* **Instructions for the task**:
Find the number of lines below in which the word "this" appears, and write that number only.

* **Records for the task**:
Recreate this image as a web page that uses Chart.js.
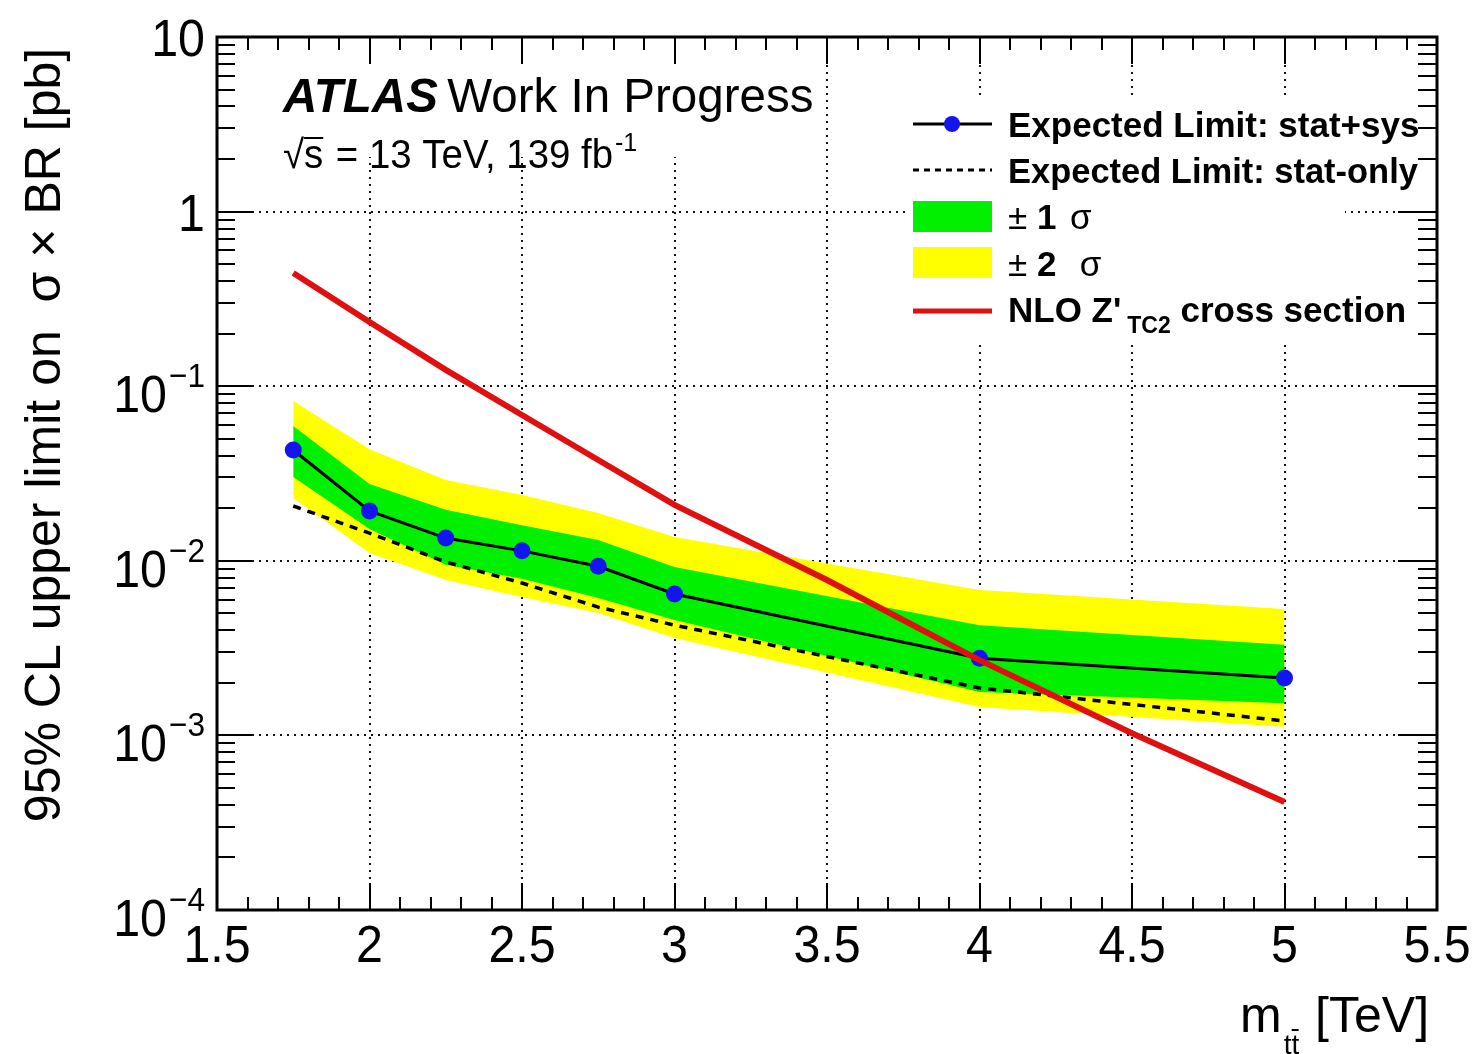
<!DOCTYPE html>
<html>
<head>
<meta charset="utf-8">
<script src="https://cdn.jsdelivr.net/npm/chart.js@4.4.1/dist/chart.umd.min.js"></script>
<style>
  html, body { margin: 0; padding: 0; background: #fff; }
  #wrap { width: 1473px; height: 1054px; position: relative; }
</style>
</head>
<body>
<div id="wrap"><canvas id="limitChart"></canvas></div>
<script>
// --- data ---
const masses = [1.75, 2.0, 2.25, 2.5, 2.75, 3.0, 4.0, 5.0];
const expectedLimit = [0.0431, 0.0193, 0.0135, 0.0114, 0.0093, 0.00646, 0.00277, 0.00213];
const statOnlyLimit = [0.0206, 0.0144, 0.00985, 0.00746, 0.00543, 0.00428, 0.00187, 0.00121];
const plusOneSigma = [0.0592, 0.0275, 0.0196, 0.0160, 0.01315, 0.0092, 0.00428, 0.0033];
const minusOneSigma = [0.0302, 0.0152, 0.0095, 0.0079, 0.00612, 0.00458, 0.00177, 0.00153];
const plusTwoSigma = [0.0822, 0.0436, 0.029, 0.0238, 0.0188, 0.01368, 0.00681, 0.0053];
const minusTwoSigma = [0.0229, 0.0111, 0.00776, 0.0062, 0.00502, 0.00361, 0.001455, 0.00112];

const xsecMasses = [1.75, 2.0, 2.25, 2.5, 2.75, 3.0, 3.5, 4.0, 4.5, 5.0];
const xsecValues = [0.445, 0.233, 0.124, 0.0684, 0.0378, 0.0209, 0.00776, 0.0027, 0.00103, 0.000416];

const xTickValues = [1.5, 2, 2.5, 3, 3.5, 4, 4.5, 5, 5.5];
const xTickLabels = ['1.5', '2', '2.5', '3', '3.5', '4', '4.5', '5', '5.5'];
const yTickValues = [10, 1, 0.1, 0.01, 0.001, 0.0001];
const yTickBase = ['10', '1', '10', '10', '10', '10'];
const yTickExp = ['', '', '\u22121', '\u22122', '\u22123', '\u22124'];

const FONT = "'Liberation Sans', Arial, Helvetica, sans-serif";
const SX = 0.93; // the original text looks a bit narrow

function pts(xs, ys) {
    return xs.map((x, i) => ({ x: x, y: ys[i] }));
}

// draws a row of text pieces with different fonts / offsets
function drawRuns(ctx, x, y, runs, sx) {
    ctx.save();
    ctx.translate(x, y);
    ctx.scale(sx, 1);
    ctx.textBaseline = 'alphabetic';
    ctx.textAlign = 'left';
    ctx.fillStyle = '#000';
    ctx.strokeStyle = '#000';
    let cx = 0;
    runs.forEach(r => {
        ctx.font = r.font;
        cx += (r.gap || 0);
        ctx.fillText(r.t, cx, r.dy || 0);
        const w = ctx.measureText(r.t).width;
        if (r.over) {
            ctx.lineWidth = 2;
            ctx.beginPath();
            ctx.moveTo(cx + r.over[0], r.over[2]);
            ctx.lineTo(cx + r.over[1], r.over[2]);
            ctx.stroke();
        }
        cx += w;
    });
    ctx.restore();
}

function textWidth(ctx, t, font, sx) {
    ctx.save();
    ctx.font = font;
    const w = ctx.measureText(t).width * sx;
    ctx.restore();
    return w;
}

const rootStyle = {
    id: 'rootStyle',
    beforeDatasetsDraw(chart) {
        const ctx = chart.ctx, a = chart.chartArea;
        const xs = chart.scales.x, ys = chart.scales.y;
        ctx.save();
        ctx.strokeStyle = '#111';
        ctx.lineWidth = 2;
        ctx.setLineDash([2, 5]);
        xTickValues.forEach(v => {
            const px = Math.round(xs.getPixelForValue(v));
            ctx.beginPath();
            ctx.moveTo(px, a.top);
            ctx.lineTo(px, a.bottom);
            ctx.stroke();
        });
        yTickValues.forEach(v => {
            const py = Math.round(ys.getPixelForValue(v));
            ctx.beginPath();
            ctx.moveTo(a.left, py);
            ctx.lineTo(a.right, py);
            ctx.stroke();
        });
        ctx.setLineDash([]);
        // white boxes behind the labels and the legend
        ctx.fillStyle = '#fff';
        ctx.fillRect(a.left + 4, a.top + 4, 590, 116);
        ctx.fillRect(905, 100, 440, 240);
        ctx.restore();
    },
    afterDatasetsDraw(chart) {
        const ctx = chart.ctx, a = chart.chartArea;
        const xs = chart.scales.x, ys = chart.scales.y;
        ctx.save();
        ctx.strokeStyle = '#000';
        ctx.lineWidth = 2;
        ctx.beginPath();
        // x ticks, bottom and top
        for (let i = 15; i <= 55; i++) {
            const px = Math.round(xs.getPixelForValue(i / 10));
            const major = i % 5 === 0;
            const len = major ? 27 : 13;
            ctx.moveTo(px, a.bottom); ctx.lineTo(px, a.bottom - len);
            ctx.moveTo(px, a.top); ctx.lineTo(px, a.top + len);
        }
        // y ticks, left and right (log)
        for (let e = -4; e <= 1; e++) {
            for (let k = 1; k <= 9; k++) {
                const v = k * Math.pow(10, e);
                if (v > 10.0001) break;
                const py = Math.round(ys.getPixelForValue(v));
                const major = k === 1;
                ctx.moveTo(a.left, py); ctx.lineTo(a.left + (major ? 35 : 18), py);
                ctx.moveTo(a.right, py); ctx.lineTo(a.right - (major ? 39 : 19), py);
            }
        }
        ctx.stroke();
        ctx.lineWidth = 3;
        ctx.strokeRect(a.left, a.top, a.right - a.left, a.bottom - a.top);
        ctx.restore();
    },
    afterDraw(chart) {
        const ctx = chart.ctx, a = chart.chartArea;
        const xs = chart.scales.x, ys = chart.scales.y;
        ctx.save();
        ctx.fillStyle = '#000';

        // x tick labels
        const tickFont = '52px ' + FONT;
        xTickValues.forEach((v, i) => {
            const px = xs.getPixelForValue(v);
            const w = textWidth(ctx, xTickLabels[i], tickFont, SX);
            drawRuns(ctx, px - w / 2, a.bottom + 52, [{ t: xTickLabels[i], font: tickFont }], SX);
        });

        // y tick labels (10^n style)
        const expFont = '34px ' + FONT;
        yTickValues.forEach((v, i) => {
            const py = ys.getPixelForValue(v);
            const right = 205;
            if (yTickExp[i]) {
                const we = textWidth(ctx, yTickExp[i], expFont, SX);
                const wb = textWidth(ctx, yTickBase[i], tickFont, SX);
                drawRuns(ctx, right - we, py + 1, [{ t: yTickExp[i], font: expFont }], SX);
                drawRuns(ctx, right - we - 2 - wb, py + 26, [{ t: yTickBase[i], font: tickFont }], SX);
            } else {
                const wb = textWidth(ctx, yTickBase[i], tickFont, SX);
                drawRuns(ctx, right - wb, py + 19, [{ t: yTickBase[i], font: tickFont }], SX);
            }
        });

        // y title
        ctx.save();
        ctx.translate(60, 435);
        ctx.rotate(-Math.PI / 2);
        ctx.font = '50px ' + FONT;
        ctx.textAlign = 'center';
        ctx.textBaseline = 'alphabetic';
        ctx.fillText('95% CL upper limit on  \u03c3 \u00d7 BR [pb]', 0, 0);
        ctx.restore();

        // x title
        drawRuns(ctx, 1240, 1032, [
            { t: 'm', font: '50px ' + FONT },
            { t: 'tt', font: '28px ' + FONT, dy: 22, gap: 2, over: [8, 15, -2] },
            { t: ' [TeV]', font: '50px ' + FONT, gap: 2 }
        ], 1);

        // ATLAS label
        drawRuns(ctx, 283, 112, [
            { t: 'ATLAS', font: 'italic bold 49px ' + FONT },
            { t: ' Work In Progress', font: '49px ' + FONT, gap: -4 }
        ], 0.97);
        drawRuns(ctx, 283, 168, [
            { t: '\u221a', font: '40px ' + FONT },
            { t: 's', font: '40px ' + FONT, over: [0, 20, -30] },
            { t: ' = 13 TeV, 139 fb', font: '40px ' + FONT, gap: 2 },
            { t: '-1', font: '26px ' + FONT, dy: -17, gap: 2 }
        ], 0.96);

        // legend
        const LSX = 1.0;
        const lf = 'bold 35px ' + FONT;
        const lfn = '35px ' + FONT;
        const lx = 1008;
        ctx.save();
        ctx.lineWidth = 3;
        ctx.strokeStyle = '#000';
        ctx.beginPath(); ctx.moveTo(913, 124); ctx.lineTo(992, 124); ctx.stroke();
        ctx.fillStyle = '#1414ee';
        ctx.beginPath(); ctx.arc(952, 124, 8, 0, Math.PI * 2); ctx.fill();
        ctx.setLineDash([6, 5]);
        ctx.beginPath(); ctx.moveTo(913, 170); ctx.lineTo(992, 170); ctx.stroke();
        ctx.setLineDash([]);
        ctx.fillStyle = '#00f000';
        ctx.fillRect(913, 201, 79, 31);
        ctx.fillStyle = '#ffff00';
        ctx.fillRect(913, 247, 79, 31);
        ctx.strokeStyle = '#e01010';
        ctx.lineWidth = 5;
        ctx.beginPath(); ctx.moveTo(913, 311); ctx.lineTo(992, 311); ctx.stroke();
        ctx.restore();

        drawRuns(ctx, lx, 137, [{ t: 'Expected Limit: stat+sys', font: lf }], LSX);
        drawRuns(ctx, lx, 183, [{ t: 'Expected Limit: stat-only', font: lf }], LSX * 0.985);
        drawRuns(ctx, lx, 229, [
            { t: '\u00b1', font: lfn },
            { t: ' 1', font: lf },
            { t: ' \u03c3', font: lfn, gap: 4 }
        ], LSX);
        drawRuns(ctx, lx, 276, [
            { t: '\u00b1', font: lfn },
            { t: ' 2', font: lf },
            { t: '  \u03c3', font: lfn, gap: 4 }
        ], LSX);
        drawRuns(ctx, lx, 322, [
            { t: "NLO Z'", font: lf },
            { t: 'TC2', font: 'bold 23px ' + FONT, dy: 11, gap: 6 },
            { t: ' cross section', font: lf }
        ], LSX);

        ctx.restore();
    }
};

const ctx = document.getElementById('limitChart').getContext('2d');
const limitChart = new Chart(ctx, {
    type: 'line',
    data: {
        datasets: [
            {
                label: 'NLO xsec',
                data: pts(xsecMasses, xsecValues),
                borderColor: '#e01010',
                borderWidth: 6,
                pointRadius: 0,
                fill: false,
                order: 0
            },
            {
                label: 'Expected Limit: stat+sys',
                data: pts(masses, expectedLimit),
                borderColor: '#000',
                borderWidth: 3,
                pointRadius: 8.5,
                pointBackgroundColor: '#1414ee',
                pointBorderWidth: 0,
                fill: false,
                order: 1
            },
            {
                label: 'Expected Limit: stat-only',
                data: pts(masses, statOnlyLimit),
                borderColor: '#000',
                borderWidth: 3.5,
                borderDash: [8, 7],
                pointRadius: 0,
                fill: false,
                order: 2
            },
            {
                label: '+1 sigma',
                data: pts(masses, plusOneSigma),
                borderWidth: 0,
                borderColor: 'rgba(0,0,0,0)',
                backgroundColor: '#00f000',
                pointRadius: 0,
                fill: '+1',
                order: 3
            },
            {
                label: '-1 sigma',
                data: pts(masses, minusOneSigma),
                borderWidth: 0,
                borderColor: 'rgba(0,0,0,0)',
                pointRadius: 0,
                fill: false,
                order: 4
            },
            {
                label: '+2 sigma',
                data: pts(masses, plusTwoSigma),
                borderWidth: 0,
                borderColor: 'rgba(0,0,0,0)',
                backgroundColor: '#ffff00',
                pointRadius: 0,
                fill: '+1',
                order: 5
            },
            {
                label: '-2 sigma',
                data: pts(masses, minusTwoSigma),
                borderWidth: 0,
                borderColor: 'rgba(0,0,0,0)',
                pointRadius: 0,
                fill: false,
                order: 6
            }
        ]
    },
    options: {
        responsive: true,
        maintainAspectRatio: false,
        animation: false,
        elements: { line: { tension: 0 } },
        layout: { padding: { left: 217, right: 36, top: 37, bottom: 144 } },
        plugins: {
            legend: { display: false },
            tooltip: { enabled: false },
            filler: { propagate: false }
        },
        scales: {
            x: { type: 'linear', min: 1.5, max: 5.5, display: false },
            y: { type: 'logarithmic', min: 1e-4, max: 10, display: false }
        }
    },
    plugins: [rootStyle]
});
</script>
</body>
</html>
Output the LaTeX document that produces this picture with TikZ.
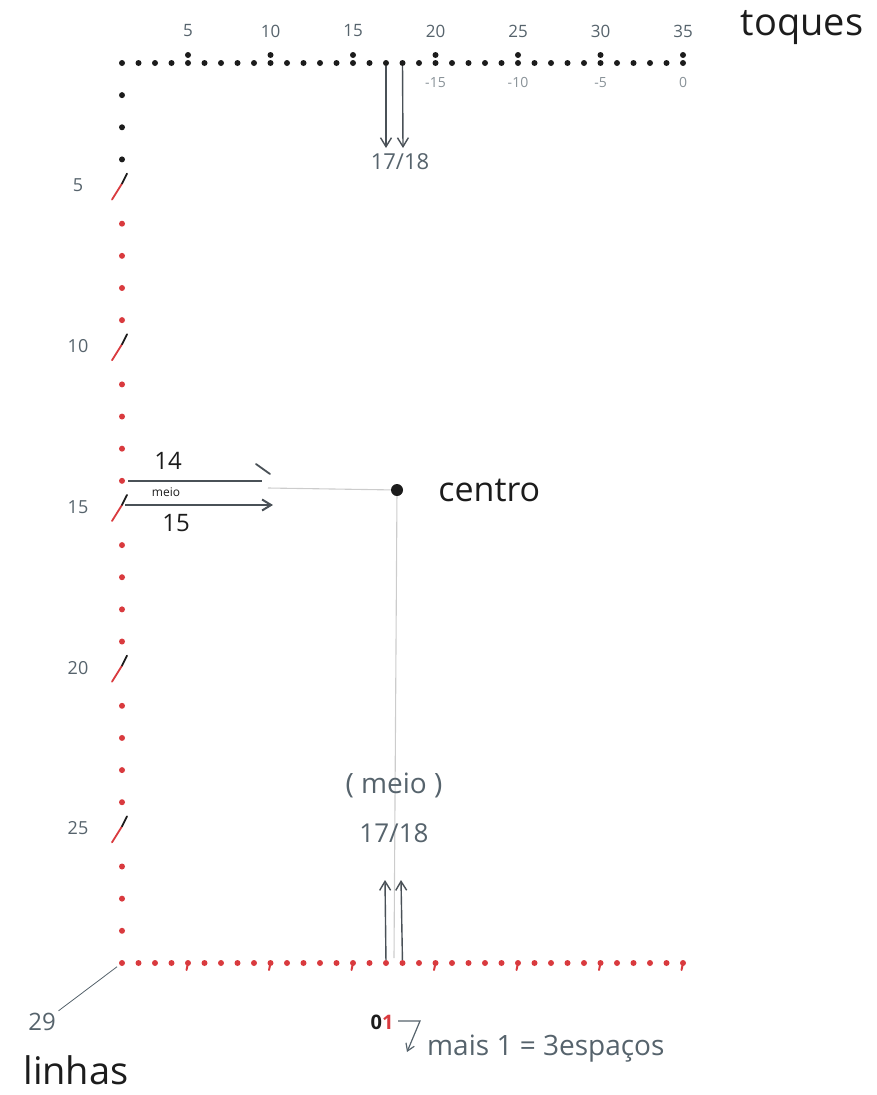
\documentclass[tikz,border=0pt]{standalone}
\usepackage{fontspec}
\setmainfont{Open Sans}
\usetikzlibrary{positioning,calc,arrows.meta}
\definecolor{ink}{HTML}{1C1C1C}
\definecolor{redink}{HTML}{D93A3E}
\definecolor{pencil}{HTML}{56636C}
\definecolor{slate}{HTML}{4A5157}

\begin{document}
\begin{tikzpicture}[
    x=1pt, y=-1pt,
    node distance=10pt,
    kdot/.style={circle, fill=ink, inner sep=0pt, minimum size=6pt},
    rdot/.style={circle, fill=redink, inner sep=0pt, minimum size=6pt},
    num/.style={text=pencil, inner sep=1pt, font=\fontsize{17}{17}\selectfont},
    neg/.style={text=pencil!70, inner sep=1pt, font=\fontsize{14}{14}\selectfont},
    hand/.style={text=ink, inner sep=1pt},
    arr/.style={draw=slate, line width=1.4pt, -{Straight Barb[length=9pt,width=11pt]}},
    guide/.style={draw=gray!40, line width=1.1pt},
    penmark/.style={line width=1.8pt, line cap=round}
]
    \useasboundingbox (0,0) rectangle (877,1095);

    % toques (top row)
    \foreach \i in {1,...,35} {
        \node[kdot] (t\i) at ({122+(\i-1)*16.5},63) {};
    }
    \foreach \i in {5,10,...,35} {
        \node[kdot] (td\i) at ({122+(\i-1)*16.5},55) {};
        \node[num] (tn\i) at ({122+(\i-1)*16.5},31) {\i};
    }
    \node[neg, below=10pt of t20] (n15) {-15};
    \node[neg, below=10pt of t25] (n10) {-10};
    \node[neg, below=10pt of t30] (n5) {-5};
    \node[neg, below=10pt of t35] (n0) {0};
    \node[hand, font=\fontsize{38}{38}\selectfont] (toques) at (802,28) {toques};

    % linhas (left column)
    \foreach \i in {2,...,28} {
        \pgfmathtruncatemacro{\m}{mod(\i,5)}
        \coordinate (l\i) at (122,{63+(\i-1)*32.14});
        \ifnum\m=0
            \draw[penmark, redink] ($(l\i)+(-10,8)$) -- ($(l\i)+(0,-8)$);
            \draw[penmark, ink] ($(l\i)+(0,-8)$) -- ($(l\i)+(5,-18)$);
            \node[num, font=\fontsize{18}{18}\selectfont] (ln\i) at ($(l\i)+(-44,-6)$) {\i};
        \else
            \ifnum\i<5 \node[kdot] (ld\i) at (l\i) {};
            \else \node[rdot] (ld\i) at (l\i) {};
            \fi
        \fi
    }

    % bottom row
    \foreach \i in {1,...,35} {
        \node[rdot] (b\i) at ({122+(\i-1)*16.5},963) {};
    }
    \foreach \i in {5,10,...,35} {
        \draw[penmark, redink, line width=2pt] (b\i.center) -- ++(-1.5,7);
    }

    % top arrows 17/18
    \coordinate (a17) at (386,148);
    \coordinate (a18) at (403,148);
    \draw[arr] (t17) -- (a17);
    \draw[arr] (t18) -- (a18);
    \node[num, font=\fontsize{22}{22}\selectfont] (top1718) at (400,162) {17/18};

    % centro
    \node[circle, fill=ink, inner sep=0pt, minimum size=12pt] (centro) at (397,490) {};
    \node[hand, right=34pt of centro, font=\fontsize{34}{34}\selectfont] (centrolbl) {centro};
    \coordinate (g1) at (268,488);
    \coordinate (g2) at (394,958);
    \draw[guide] (g1) -- (centro);
    \draw[guide] (centro) -- (g2);

    % meio between 14 and 15
    \coordinate (m14s) at (128,481);
    \coordinate (m14e) at (262,481);
    \coordinate (k1) at (256,464);
    \coordinate (k2) at (270,474);
    \draw[slate, line width=2pt] (m14s) -- (m14e);
    \draw[slate, penmark] (k1) -- (k2);
    \coordinate (m15s) at (125,505);
    \coordinate (m15e) at (273,505);
    \draw[arr, line width=2pt] (m15s) -- (m15e);
    \node[hand, font=\fontsize{24}{24}\selectfont] (l14) at (168,461) {14};
    \node[hand, font=\fontsize{12}{12}\selectfont] (lmeio) at (166,492) {meio};
    \node[hand, font=\fontsize{24}{24}\selectfont] (l15) at (176,523) {15};

    % bottom arrows 17/18
    \coordinate (u17) at (385,880);
    \coordinate (u18) at (401,880);
    \draw[arr] (b17) -- (u17);
    \draw[arr] (b18) -- (u18);
    \node[num, font=\fontsize{28}{28}\selectfont] (meio) at (394,785) {( meio )};
    \node[num, font=\fontsize{26}{26}\selectfont] (bot1718) at (394,833) {17/18};

    % linhas / 29
    \node[num, font=\fontsize{24}{24}\selectfont] (n29) at (42,1022) {29};
    \draw[pencil, line width=0.8pt, shorten <=2pt, shorten >=3pt] (n29.north east) -- (b1);
    \node[hand, font=\fontsize{38}{38}\selectfont] (linhas) at (76,1070) {linhas};

    % 01 mais 1
    \node[hand, font=\fontsize{20}{20}\selectfont\bfseries] (o1) at (382,1022) {0{\color{redink}1}};
    \coordinate (h1) at (398,1021);
    \coordinate (h2) at (420,1021);
    \coordinate (h3) at (407,1052);
    \draw[pencil, line width=1.2pt, -{Straight Barb[length=7pt,width=9pt]}] (h1) -- (h2) -- (h3);
    \node[num, font=\fontsize{28}{28}\selectfont, anchor=west] (mais) at (426,1049) {mais 1 = 3espaços};
\end{tikzpicture}
\end{document}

* **Exercise response**:
2